Indian Agritech Sector
The increased technological awareness of farmers is expected to be fostered by high internet penetration and high mobile connectivity, thereby fostering the development of the Indian agritech industry. The government has also performed an essential role in developing the sector by creating incubators, providing grants and using public-private partnerships.
India is the third-largest recipient of agricultural technology funding after the United States and Germany and the third-largest hub of agritech start-ups after the United States and the United Kingdom. In 2020, India received $329 million in investment from PE / VC companies, with an astonishing combined annual growth rate of ~53% from 2017 ($ 91 million) to 2020 ($ 329 million).
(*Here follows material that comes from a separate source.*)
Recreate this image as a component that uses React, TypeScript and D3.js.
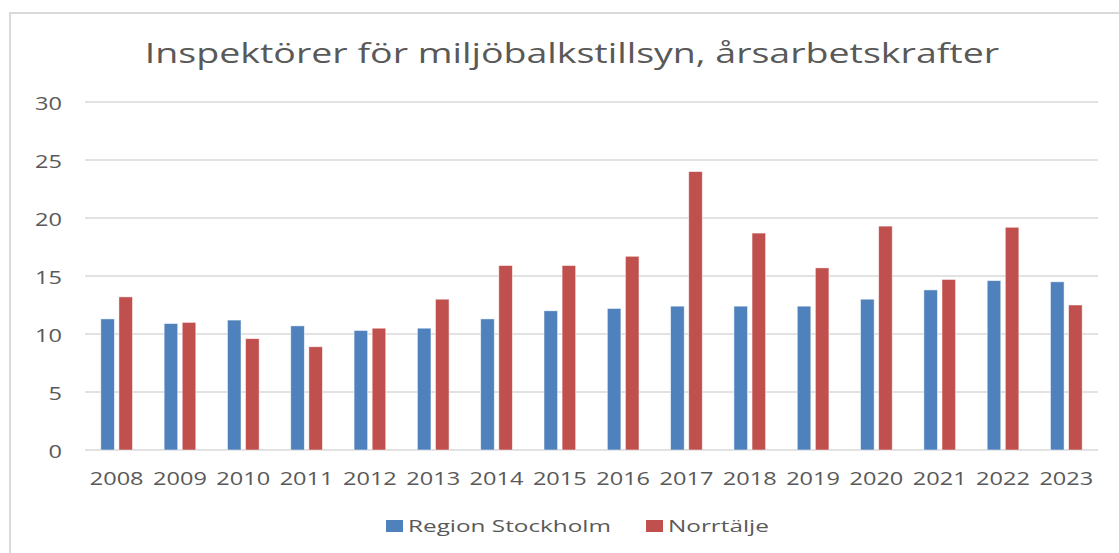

Farm Laws and APMC Reforms – Boosters for Indian Agritech Businesses
The report from Bain & Company indicates that the three land reform bills passed by the government in September 2020 encourage investment in direct farmer purchase by the corporate, free movement of food items from production to consumption centres and private investment in storage.
The government aims to double farmers’ wages by 2022 by expanding agricultural production, institutional and technological reforms, and effective post-harvest management. In 2016, the government launched the e-NAM (National Agriculture Market) online trading platform for agricultural products. The platform integrates all members of the Agricultural Produce Market Committees (APMCs) mandis to form a single national online marketplace for farm products.
What does the future hold – Tips for Indian Agritech Start-ups
India’s agricultural science and technology sector offers dynamic and untapped development potential. The industry has reached this critical point and is of great interest to investors around the world. Agriculture is seen as the backbone of India’s economy. Agricultural technology plays a vital role in helping farmers digitise their entire supply chain and embrace new-age technologies like the Internet of Things (IoT), analytics, big data, artificial intelligence and other advanced technologies.
New entrepreneurs and budding agricultural entrepreneurs (‘agri-preneurs’) can benefit from technological advances, legislative changes and increased investment, as well as the transformation of the Indian agricultural sector. Businesses need to add significant value and create sustainable solutions that are easy to use for many farmers and affordable for ordinary farmers, even in remote areas.
Stakeholders should take inspiration from the experiences of countries such as the USA and Israel to build a robust agricultural technology policy framework in India. This will help include all market players such as agrarian communities, agricultural technology companies, processors, and many others, thereby driving the sector and its entities to success.